Filter the entries that follow, copying every line in which the word "with" appears.

[START Entries]

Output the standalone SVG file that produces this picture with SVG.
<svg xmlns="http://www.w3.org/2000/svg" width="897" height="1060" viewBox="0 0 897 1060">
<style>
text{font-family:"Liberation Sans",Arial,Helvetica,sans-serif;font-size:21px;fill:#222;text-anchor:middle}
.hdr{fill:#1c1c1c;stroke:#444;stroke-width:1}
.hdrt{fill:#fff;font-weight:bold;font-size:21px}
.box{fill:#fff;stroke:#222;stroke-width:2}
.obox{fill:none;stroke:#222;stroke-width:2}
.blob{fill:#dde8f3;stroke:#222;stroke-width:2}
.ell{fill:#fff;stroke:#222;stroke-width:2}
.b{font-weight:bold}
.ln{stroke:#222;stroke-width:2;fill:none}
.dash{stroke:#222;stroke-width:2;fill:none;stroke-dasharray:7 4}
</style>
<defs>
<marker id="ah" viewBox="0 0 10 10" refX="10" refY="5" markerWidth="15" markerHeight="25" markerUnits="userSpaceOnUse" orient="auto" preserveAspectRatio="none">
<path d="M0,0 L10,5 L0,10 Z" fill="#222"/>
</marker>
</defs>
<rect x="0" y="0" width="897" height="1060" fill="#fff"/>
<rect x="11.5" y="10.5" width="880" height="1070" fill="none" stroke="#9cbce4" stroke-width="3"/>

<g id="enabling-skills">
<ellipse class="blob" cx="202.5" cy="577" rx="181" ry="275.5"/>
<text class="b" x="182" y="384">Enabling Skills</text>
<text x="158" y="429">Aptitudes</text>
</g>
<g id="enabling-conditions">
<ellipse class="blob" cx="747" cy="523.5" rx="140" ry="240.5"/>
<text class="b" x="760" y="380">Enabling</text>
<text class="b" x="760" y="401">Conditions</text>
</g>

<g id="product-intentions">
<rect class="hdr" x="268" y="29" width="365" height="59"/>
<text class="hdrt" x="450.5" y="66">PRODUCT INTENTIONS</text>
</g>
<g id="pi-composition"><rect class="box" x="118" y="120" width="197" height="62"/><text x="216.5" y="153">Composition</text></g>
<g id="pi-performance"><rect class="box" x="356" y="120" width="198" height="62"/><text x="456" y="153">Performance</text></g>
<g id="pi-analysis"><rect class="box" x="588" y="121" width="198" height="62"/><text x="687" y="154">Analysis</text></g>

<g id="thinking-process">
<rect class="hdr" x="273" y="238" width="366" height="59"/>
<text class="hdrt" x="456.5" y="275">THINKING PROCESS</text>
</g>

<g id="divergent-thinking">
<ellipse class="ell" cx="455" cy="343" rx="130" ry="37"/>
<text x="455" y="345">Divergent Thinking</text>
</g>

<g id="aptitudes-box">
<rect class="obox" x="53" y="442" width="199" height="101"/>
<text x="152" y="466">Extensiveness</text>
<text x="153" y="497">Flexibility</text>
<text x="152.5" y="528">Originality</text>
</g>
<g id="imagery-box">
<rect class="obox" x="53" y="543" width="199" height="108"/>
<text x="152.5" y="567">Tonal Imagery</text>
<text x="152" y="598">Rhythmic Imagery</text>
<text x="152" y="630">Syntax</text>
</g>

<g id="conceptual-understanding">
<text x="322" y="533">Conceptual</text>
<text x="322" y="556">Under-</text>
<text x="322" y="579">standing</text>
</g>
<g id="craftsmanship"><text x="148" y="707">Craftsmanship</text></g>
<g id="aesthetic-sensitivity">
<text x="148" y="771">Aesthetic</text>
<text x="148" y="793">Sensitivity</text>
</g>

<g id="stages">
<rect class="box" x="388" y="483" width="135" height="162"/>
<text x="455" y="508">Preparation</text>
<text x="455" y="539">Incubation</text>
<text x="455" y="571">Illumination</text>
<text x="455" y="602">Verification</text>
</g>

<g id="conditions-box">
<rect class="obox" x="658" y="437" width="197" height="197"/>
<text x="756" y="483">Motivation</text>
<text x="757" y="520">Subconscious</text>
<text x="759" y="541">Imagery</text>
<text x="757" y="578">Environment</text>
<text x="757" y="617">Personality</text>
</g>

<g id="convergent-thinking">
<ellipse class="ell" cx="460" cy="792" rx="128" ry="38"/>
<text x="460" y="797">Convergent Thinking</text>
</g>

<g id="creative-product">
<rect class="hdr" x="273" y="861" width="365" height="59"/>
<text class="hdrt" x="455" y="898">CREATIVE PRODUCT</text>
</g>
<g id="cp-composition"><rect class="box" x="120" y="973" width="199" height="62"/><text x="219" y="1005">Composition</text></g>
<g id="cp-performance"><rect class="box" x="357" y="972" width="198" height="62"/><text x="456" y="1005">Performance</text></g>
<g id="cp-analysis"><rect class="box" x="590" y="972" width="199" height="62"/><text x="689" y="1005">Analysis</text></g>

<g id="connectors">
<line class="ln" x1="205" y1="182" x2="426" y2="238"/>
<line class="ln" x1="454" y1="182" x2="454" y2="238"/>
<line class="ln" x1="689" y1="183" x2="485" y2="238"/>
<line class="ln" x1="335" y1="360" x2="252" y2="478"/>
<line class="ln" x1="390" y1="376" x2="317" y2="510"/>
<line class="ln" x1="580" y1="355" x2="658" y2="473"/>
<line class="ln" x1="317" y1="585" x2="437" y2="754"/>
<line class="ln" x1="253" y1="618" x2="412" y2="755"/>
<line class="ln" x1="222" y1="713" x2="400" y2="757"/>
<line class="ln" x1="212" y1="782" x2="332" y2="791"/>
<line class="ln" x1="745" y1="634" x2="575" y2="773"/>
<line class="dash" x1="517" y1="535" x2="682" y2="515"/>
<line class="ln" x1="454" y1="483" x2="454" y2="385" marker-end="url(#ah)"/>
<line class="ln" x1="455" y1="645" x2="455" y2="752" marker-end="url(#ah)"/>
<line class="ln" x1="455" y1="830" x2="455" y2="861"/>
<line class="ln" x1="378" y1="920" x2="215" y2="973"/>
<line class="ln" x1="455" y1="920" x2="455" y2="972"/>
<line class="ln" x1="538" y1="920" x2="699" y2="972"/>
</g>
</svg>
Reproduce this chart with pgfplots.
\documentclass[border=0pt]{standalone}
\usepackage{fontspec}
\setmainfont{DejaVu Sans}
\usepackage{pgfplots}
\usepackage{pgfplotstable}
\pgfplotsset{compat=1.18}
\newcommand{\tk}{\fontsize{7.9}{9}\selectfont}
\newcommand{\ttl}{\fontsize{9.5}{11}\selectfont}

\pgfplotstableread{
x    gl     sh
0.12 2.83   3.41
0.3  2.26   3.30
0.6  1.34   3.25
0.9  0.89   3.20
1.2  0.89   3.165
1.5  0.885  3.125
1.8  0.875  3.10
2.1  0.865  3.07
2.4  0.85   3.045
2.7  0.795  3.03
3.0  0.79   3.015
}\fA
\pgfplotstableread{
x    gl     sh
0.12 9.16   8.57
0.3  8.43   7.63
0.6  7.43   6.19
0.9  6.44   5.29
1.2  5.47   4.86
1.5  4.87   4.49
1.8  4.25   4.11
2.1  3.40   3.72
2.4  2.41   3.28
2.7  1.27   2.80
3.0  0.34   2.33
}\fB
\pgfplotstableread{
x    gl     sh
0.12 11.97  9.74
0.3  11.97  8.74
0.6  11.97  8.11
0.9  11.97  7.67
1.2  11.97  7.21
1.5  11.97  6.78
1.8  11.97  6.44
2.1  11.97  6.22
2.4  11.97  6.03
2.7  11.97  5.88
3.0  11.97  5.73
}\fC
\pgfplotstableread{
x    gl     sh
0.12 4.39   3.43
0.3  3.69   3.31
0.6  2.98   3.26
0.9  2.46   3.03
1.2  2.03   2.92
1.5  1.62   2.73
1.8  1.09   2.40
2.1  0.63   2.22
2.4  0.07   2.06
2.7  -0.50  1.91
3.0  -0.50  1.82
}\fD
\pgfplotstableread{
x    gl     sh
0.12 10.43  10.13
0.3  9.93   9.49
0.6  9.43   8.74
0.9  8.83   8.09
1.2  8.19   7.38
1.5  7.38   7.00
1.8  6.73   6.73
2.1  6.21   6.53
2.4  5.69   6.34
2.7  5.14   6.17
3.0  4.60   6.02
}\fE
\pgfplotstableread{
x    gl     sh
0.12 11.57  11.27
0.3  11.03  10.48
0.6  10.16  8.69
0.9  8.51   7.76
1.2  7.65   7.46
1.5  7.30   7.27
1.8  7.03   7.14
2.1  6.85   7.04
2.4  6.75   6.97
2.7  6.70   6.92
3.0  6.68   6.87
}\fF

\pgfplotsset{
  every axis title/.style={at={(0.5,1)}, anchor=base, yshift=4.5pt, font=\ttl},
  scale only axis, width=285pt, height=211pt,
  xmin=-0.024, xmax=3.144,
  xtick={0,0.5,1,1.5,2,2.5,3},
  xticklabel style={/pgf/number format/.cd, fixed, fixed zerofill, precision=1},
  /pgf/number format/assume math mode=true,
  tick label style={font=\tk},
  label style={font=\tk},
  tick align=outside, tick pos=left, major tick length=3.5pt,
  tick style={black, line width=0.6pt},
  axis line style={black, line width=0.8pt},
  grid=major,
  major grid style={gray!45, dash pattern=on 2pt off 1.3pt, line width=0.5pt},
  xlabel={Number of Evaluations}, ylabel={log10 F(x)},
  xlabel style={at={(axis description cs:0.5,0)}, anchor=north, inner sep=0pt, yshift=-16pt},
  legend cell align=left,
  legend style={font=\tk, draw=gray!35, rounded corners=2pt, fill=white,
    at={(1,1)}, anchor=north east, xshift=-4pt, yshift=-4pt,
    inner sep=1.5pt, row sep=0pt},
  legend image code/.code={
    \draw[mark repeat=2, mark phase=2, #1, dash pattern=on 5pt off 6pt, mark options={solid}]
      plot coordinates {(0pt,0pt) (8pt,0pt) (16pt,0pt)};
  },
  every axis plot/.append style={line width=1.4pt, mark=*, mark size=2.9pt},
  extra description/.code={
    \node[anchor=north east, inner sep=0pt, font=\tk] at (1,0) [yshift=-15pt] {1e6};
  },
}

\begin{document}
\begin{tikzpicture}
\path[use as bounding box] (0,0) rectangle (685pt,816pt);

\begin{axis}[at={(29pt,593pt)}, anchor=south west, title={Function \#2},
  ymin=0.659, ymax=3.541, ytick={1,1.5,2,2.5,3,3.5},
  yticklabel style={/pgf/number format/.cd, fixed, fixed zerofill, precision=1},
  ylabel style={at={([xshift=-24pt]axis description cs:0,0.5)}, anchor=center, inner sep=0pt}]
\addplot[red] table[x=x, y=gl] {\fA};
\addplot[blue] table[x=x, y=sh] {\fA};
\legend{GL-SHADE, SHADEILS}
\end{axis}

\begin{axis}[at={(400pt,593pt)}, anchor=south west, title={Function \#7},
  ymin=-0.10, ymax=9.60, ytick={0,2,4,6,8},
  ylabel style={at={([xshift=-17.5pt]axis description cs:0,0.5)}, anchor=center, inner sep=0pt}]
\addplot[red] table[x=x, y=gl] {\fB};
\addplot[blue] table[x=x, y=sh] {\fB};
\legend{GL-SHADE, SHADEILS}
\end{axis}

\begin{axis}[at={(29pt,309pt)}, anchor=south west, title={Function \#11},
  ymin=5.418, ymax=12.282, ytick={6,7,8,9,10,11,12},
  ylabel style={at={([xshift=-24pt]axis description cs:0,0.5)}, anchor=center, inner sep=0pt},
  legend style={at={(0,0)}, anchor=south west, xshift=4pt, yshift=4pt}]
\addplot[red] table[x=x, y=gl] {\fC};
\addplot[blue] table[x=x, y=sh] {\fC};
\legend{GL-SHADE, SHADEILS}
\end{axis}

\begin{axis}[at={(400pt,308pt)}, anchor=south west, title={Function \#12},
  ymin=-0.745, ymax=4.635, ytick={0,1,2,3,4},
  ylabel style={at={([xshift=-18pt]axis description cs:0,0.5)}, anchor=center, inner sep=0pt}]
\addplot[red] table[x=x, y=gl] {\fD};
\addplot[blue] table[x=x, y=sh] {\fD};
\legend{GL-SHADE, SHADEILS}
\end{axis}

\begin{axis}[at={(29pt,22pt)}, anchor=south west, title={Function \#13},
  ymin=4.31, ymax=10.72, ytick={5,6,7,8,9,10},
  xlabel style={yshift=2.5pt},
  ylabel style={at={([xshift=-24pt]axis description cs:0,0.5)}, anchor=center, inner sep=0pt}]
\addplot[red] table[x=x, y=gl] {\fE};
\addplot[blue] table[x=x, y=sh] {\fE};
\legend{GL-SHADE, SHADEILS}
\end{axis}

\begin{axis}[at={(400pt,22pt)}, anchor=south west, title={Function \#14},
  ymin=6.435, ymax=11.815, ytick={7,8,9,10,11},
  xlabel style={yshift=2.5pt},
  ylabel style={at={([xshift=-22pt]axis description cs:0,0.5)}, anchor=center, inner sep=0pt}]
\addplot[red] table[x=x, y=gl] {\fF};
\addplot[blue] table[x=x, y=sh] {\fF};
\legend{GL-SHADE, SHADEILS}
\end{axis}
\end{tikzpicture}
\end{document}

[END Entries]

Written reply:
Output the standalone SVG file that produces this picture with SVG.
Reproduce this chart with pgfplots.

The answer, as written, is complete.